Tuesday, January 29, 2008

Spean Praptos

A view of Spean Praptos from the west
The east section of the bridge showing the corbel arch and the embankment faced with laterite blocks to deter slippage
The best example of a laterite Angkorean bridge in Cambodia can be found at Kompong Kdei, on the route between Kompong Thom and Siem Reap. Its called Spean Praptos and I never tire of visiting it. It also happens to be the longest corbelled stone-arch bridge in the world and is called Phra Phutthos by the folks at UNESCO. Now that the main highway has been diverted, it only sees light motorized traffic these days and should survive for many years to come. I wasn't aware until recently that the French restored it between 1964-7 but they made a good job of it and the bridge now resembles how it must've looked in its heyday. It was one of the many construction projects completed during the reign of King Jayavarman VII in the late 12th century, as he built temples, royal roads, monumental bridges and rest houses across his kingdom.
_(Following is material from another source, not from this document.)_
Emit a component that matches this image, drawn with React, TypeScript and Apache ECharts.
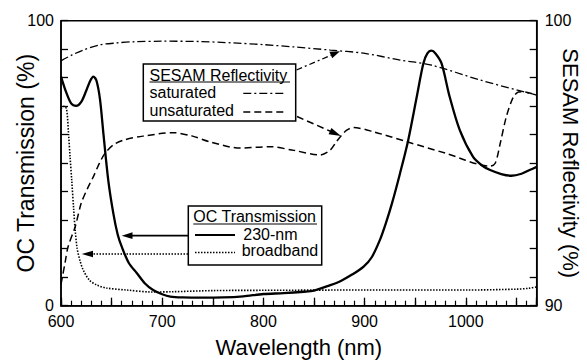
import React, { useEffect, useRef } from "react";
import * as echarts from "echarts";

// ---------- data ----------
// OC transmission, 230-nm output coupler (left axis, %)
const oc230: [number, number][] = [
  [600, 80.4], [605, 75], [610, 71], [615, 70.1], [620, 71.5], [625, 75.5], [629, 79],
  [632, 80.4], [635, 79], [638.5, 72.5], [642, 60], [646.7, 44], [651.7, 32.4], [656, 25],
  [660, 20.7], [667, 15], [675, 11.4], [683, 7.8], [691, 5.5], [700, 4.0], [708, 3.2],
  [720, 2.9], [740, 2.8], [760, 2.9], [780, 3.3], [800, 4.1], [820, 4.4], [840, 4.9],
  [850, 5.3], [866, 7.2], [876, 8.6], [888, 11], [899, 13.7], [907, 17], [915, 23],
  [921, 29], [927, 35.9], [935, 46.5], [943, 58], [951.5, 73.3], [958, 85], [962, 88.5],
  [966, 89.5], [970, 88.5], [976, 85], [984, 73.3], [994, 61.6], [1007, 52.3],
  [1016, 49.2], [1024, 47.6], [1035, 46.2], [1045, 45.6], [1055, 46.3], [1063, 47.6],
  [1070, 48.7],
];
// OC transmission, broadband output coupler (left axis, %)
const ocBroadband: [number, number][] = [
  [600, 69], [603, 70], [605.5, 69], [607.5, 60], [609, 52], [610.6, 44], [612.5, 34],
  [614, 26.6], [616, 20], [619, 15.5], [622, 12.5], [628, 9], [635, 7.3], [645, 6.2],
  [665, 5.5], [690, 4.8], [710, 4.9], [750, 5.3], [800, 5.4], [900, 5.5], [1000, 5.5],
  [1050, 5.8], [1062, 6.1], [1070, 6.6],
];
// SESAM reflectivity, saturated (right axis, %)
const sesamSaturated: [number, number][] = [
  [600, 98.59], [611, 98.8], [622, 98.97], [638, 99.15], [655, 99.22], [671, 99.26],
  [700, 99.28], [737, 99.27], [770, 99.22], [800, 99.16], [830, 99.08], [866, 98.97],
  [899, 98.86], [935, 98.62], [965, 98.45], [1014, 97.92], [1050, 97.57], [1070, 97.39],
];
// SESAM reflectivity, unsaturated (right axis, %)
const sesamUnsaturated: [number, number][] = [
  [600, 90.75], [604, 91.5], [607, 92.07], [614, 92.77], [620, 93.6], [626, 94.1],
  [632, 94.53], [638, 95.0], [643.5, 95.35], [652, 95.65], [661.6, 95.81], [681, 95.95],
  [711, 96.07], [730, 95.95], [747, 95.75], [777, 95.53], [806, 95.58], [830, 95.45],
  [856, 95.29], [866, 95.46], [872, 95.75], [876, 95.93], [882, 96.15], [889, 96.25],
  [909, 96.1], [942, 95.75], [980, 95.35], [1024, 94.9], [1029, 95.0], [1034, 95.7],
  [1040, 96.63], [1047, 97.33], [1052, 97.5], [1055, 97.51], [1070, 97.39],
];

const xLabels = [600, 700, 800, 900, 1000];
const leftLabels = [0, 100];
const rightLabels = [90, 100];

const FONT = "'Liberation Sans', Arial, Helvetica, sans-serif";

export default function App() {
  const ref = useRef<HTMLDivElement>(null);
  useEffect(() => {
    if (!ref.current) return;
    const chart = echarts.init(ref.current, null, { renderer: "svg" });
    const black = "#000";
    const legendText = (x: number, y: number, text: string) => ({
      type: "text", x, y,
      style: { text, fill: black, font: `16px ${FONT}`, verticalAlign: "middle", align: "left" },
    });
    const line = (x1: number, y1: number, x2: number, y2: number, width: number, dash?: number[]) => ({
      type: "line",
      shape: { x1, y1, x2, y2 },
      style: { stroke: black, lineWidth: width, lineDash: dash || null },
    });
    const head = (pts: number[][]) => ({
      type: "polygon", shape: { points: pts }, style: { fill: black },
    });

    const option: any = {
      animation: false,
      backgroundColor: "#fff",
      textStyle: { fontFamily: FONT, color: black },
      grid: {
        left: 61, right: 50.3, top: 20.7, bottom: 54.3,
        containLabel: false, outerBoundsMode: "none",
        show: true, borderColor: black, borderWidth: 1.5, backgroundColor: "transparent",
      },
      xAxis: [
        {
          type: "value", min: 600, max: 1070, interval: 50, position: "bottom",
          name: "Wavelength (nm)", nameLocation: "middle", nameGap: 31, nameMoveOverlap: false,
          nameTextStyle: { fontSize: 22, color: black, fontFamily: FONT },
          axisLine: { lineStyle: { color: black, width: 1.5 } },
          axisTick: { inside: true, length: 8, lineStyle: { color: black, width: 1.3 } },
          axisLabel: {
            fontSize: 16, color: black, margin: 8, fontFamily: FONT,
            formatter: (v: number) => (xLabels.includes(v) ? String(v) : ""),
          },
          splitLine: { show: false },
        },
        {
          type: "value", min: 600, max: 1070, interval: 10, position: "bottom",
          axisLine: { show: false },
          axisTick: { inside: true, length: 5, lineStyle: { color: black, width: 1.2 } },
          axisLabel: { show: false },
          splitLine: { show: false },
        },
      ],
      yAxis: [
        {
          type: "value", min: 0, max: 100, interval: 10, position: "left",
          name: "OC Transmission (%)", nameLocation: "middle", nameGap: 24, nameRotate: 90,
          nameMoveOverlap: false,
          nameTextStyle: { fontSize: 23, color: black, fontFamily: FONT },
          axisLine: { show: true, lineStyle: { color: black, width: 1.5 } },
          axisTick: { inside: true, length: 7, lineStyle: { color: black, width: 1.3 } },
          axisLabel: {
            fontSize: 16, color: black, margin: 7, fontFamily: FONT,
            formatter: (v: number) => (leftLabels.includes(v) ? String(v) : ""),
          },
          splitLine: { show: false },
        },
        {
          type: "value", min: 90, max: 100, interval: 1, position: "right",
          name: "SESAM Reflectivity (%)", nameLocation: "middle", nameGap: 23, nameRotate: -90,
          nameMoveOverlap: false,
          nameTextStyle: { fontSize: 22, color: black, fontFamily: FONT },
          axisLine: { show: true, lineStyle: { color: black, width: 1.5 } },
          axisTick: { inside: true, length: 7, lineStyle: { color: black, width: 1.3 } },
          axisLabel: {
            fontSize: 16, color: black, margin: 8, fontFamily: FONT,
            formatter: (v: number) => (rightLabels.includes(v) ? String(v) : ""),
          },
          splitLine: { show: false },
        },
      ],
      series: [
        {
          name: "saturated", type: "line", xAxisIndex: 0, yAxisIndex: 1, data: sesamSaturated,
          showSymbol: false, smooth: 0.3,
          lineStyle: { color: black, width: 1.3, type: [8, 3, 2, 3] },
        },
        {
          name: "unsaturated", type: "line", xAxisIndex: 0, yAxisIndex: 1, data: sesamUnsaturated,
          showSymbol: false, smooth: 0.3,
          lineStyle: { color: black, width: 1.5, type: [7, 4] },
        },
        {
          name: "broadband", type: "line", xAxisIndex: 0, yAxisIndex: 0, data: ocBroadband,
          showSymbol: false, smooth: 0.3,
          lineStyle: { color: black, width: 1.6, type: [1.5, 1.5] },
        },
        {
          name: "230-nm", type: "line", xAxisIndex: 0, yAxisIndex: 0, data: oc230,
          showSymbol: false, smooth: 0.3,
          lineStyle: { color: black, width: 2.3, type: "solid" },
        },
      ],
      graphic: [
        // SESAM legend box
        { type: "rect", shape: { x: 143.3, y: 64, width: 152.4, height: 57 },
          style: { fill: "#fff", stroke: black, lineWidth: 1.5 }, z: 100 },
        { ...legendText(149.5, 75.2, "SESAM Reflectivity"), z: 101 },
        { ...line(149.5, 82, 290, 82, 1), z: 101 },
        { ...legendText(149.5, 92.8, "saturated"), z: 101 },
        { ...legendText(149.5, 110.5, "unsaturated"), z: 101 },
        { ...line(243.3, 93.3, 283.3, 93.3, 1.3, [8, 3, 2, 3]), z: 101 },
        { ...line(243.3, 112, 283.3, 112, 1.5, [7, 4]), z: 101 },
        // SESAM arrows
        { ...line(296.5, 70, 331, 55.3, 1.3, [6, 3, 2, 3]), z: 101 },
        { ...head([[340, 51.3], [332.2, 58.2], [329.4, 51.8]]), z: 101 },
        { ...line(297, 116.5, 331, 131.5, 1.5, [7, 4]), z: 101 },
        { ...head([[341, 136], [328.6, 134.3], [331.4, 127.9]]), z: 101 },
        // OC legend box
        { type: "rect", shape: { x: 188.3, y: 206, width: 133.4, height: 59 },
          style: { fill: "#fff", stroke: black, lineWidth: 1.5 }, z: 100 },
        { ...legendText(193.3, 216.2, "OC Transmission"), z: 101 },
        { ...line(193.3, 224, 317, 224, 1), z: 101 },
        { ...legendText(243.3, 234.5, "230-nm"), z: 101 },
        { ...legendText(241.7, 250.5, "broadband"), z: 101 },
        { ...line(195, 235, 235, 235, 1.8), z: 101 },
        { ...line(195, 252.5, 235, 252.5, 1.4, [1.5, 1.5]), z: 101 },
        // OC arrows
        { ...line(188, 235.7, 131, 235.7, 1.8), z: 101 },
        { ...head([[121.7, 235.7], [132.5, 232.3], [132.5, 239.1]]), z: 101 },
        { ...line(188, 254, 92, 254, 1.4, [1.5, 1.5]), z: 101 },
        { ...head([[81.7, 254], [93, 250.8], [93, 257.2]]), z: 101 },
      ],
    };
    chart.setOption(option);
    return () => chart.dispose();
  }, []);
  return (
    <div
      ref={ref}
      style={{ position: "absolute", left: 0, top: 0, width: 587, height: 360, background: "#fff" }}
    />
  );
}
Spean Praptos spans the Chikreng River at a length of 87 metres, is 17 metres wide and has 21 corbel arches, topped by a Naga balustrade of sandstone, with multi-headed serpents at the end of each balustrade. If you've never seen it for yourself, make sure you take a few minutes when travelling along Route 6 to marvel at this feat of Khmer engineering. I nearly forgot to mention, there are another nine laterite bridges, considerably smaller but of the same era, located between Kompong Kdei and Siem Reap. Keep your eyes open for them when travelling along the highway.

The north-west Naga on Spean Praptos with multi-heads. There are 4 Naga heads like this.

A guardian figure on a boundary stone that marks the walkway at the side of the road that spans the bridge

A gormless tourist who got in the way of my photo - oh so predictable!

1 comment:

Anonymous said...

Wonderful pictures, thank you for sharing.